Henderson-Hasselbalch Equation

The Henderson-Hasselbalch equation is a crucial tool for calculating the pH of buffer solutions. It helps you determine how the solution resists changes in pH with the addition of acids or bases. The equation is presented as: $$pH=p{K}_a+{\log }_{10}\frac{[A^{-}]}{[HA]}$$ Here,

• $[A^{-}]$ represents the concentration of the conjugate base,
• $[HA]$ is the concentration of the weak acid, and
• $p{K}_a$ is the negative logarithm of the acid dissociation constant, $K_a$.

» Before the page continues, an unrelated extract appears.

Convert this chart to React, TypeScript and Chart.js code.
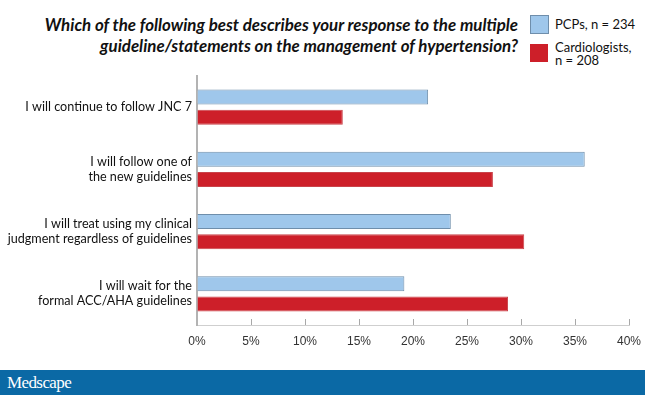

This equation explains the balance within a buffer solution where both a weak acid and its conjugate base are present. It essentially describes how a buffer can absorb added acids or bases while maintaining a relatively stable pH. Understanding this concept is essential for solving problems related to buffer solutions.

pH Calculation

Calculating pH is an exercise in understanding the balance of hydrogen ions in a solution. The pH scale ranges from 0 to 14 and measures how acidic or basic a solution is. Each unit change signifies a tenfold change in hydrogen ion concentration. In a buffer solution, such as one consisting of acetic acid and sodium acetate, the calculation of pH involves applying the Henderson-Hasselbalch equation. For instance, given the concentrations of acetic acid and acetate, you first identify the ratio $\frac{[A^{-}]}{[HA]}$. By computing $${\log }_{10}\left(\frac{[A^{-}]}{[HA]}\right)$$ and adding it to the $p{K}_a$ of the acid (4.74 for acetic acid), you can pinpoint the specific pH of the buffer under those conditions. This meticulous calculation shows how buffers keep the pH steady, even when small amounts of stronger acids or bases are added.

Acid-Base Equilibrium

Acid-base equilibrium is a concept focused on the balance between acids and bases in a chemical system. It plays an integral role in buffer solutions, directly influencing their ability to stabilize pH. In this scenario, the equilibrium involves a weak acid, like acetic acid, and its conjugate base, acetate.When you introduce a base, such as $O{H}^{-}$ from KOH, the equilibrium shifts as follows: $$C{H}_{3}COOH+O{H}^{-}⟶C{H}_{3}CO{O}^{-}+H_{2}O$$ Because the equilibrium shifts to counteract the added $O{H}^{-}$, more acetate forms, consequently increasing the solution's pH. Conversely, when an acid like HNO3 is added, it reacts with the acetate ions: $$C{H}_{3}CO{O}^{-}+H^{+}⟶C{H}_{3}COOH$$ In this case, the equilibrium shifts to produce more acetic acid, which reduces the solution's pH. Understanding these reactions explains how buffers adjust to and maintain pH, emphasizing the dynamic yet stable nature of acid-base equilibrium.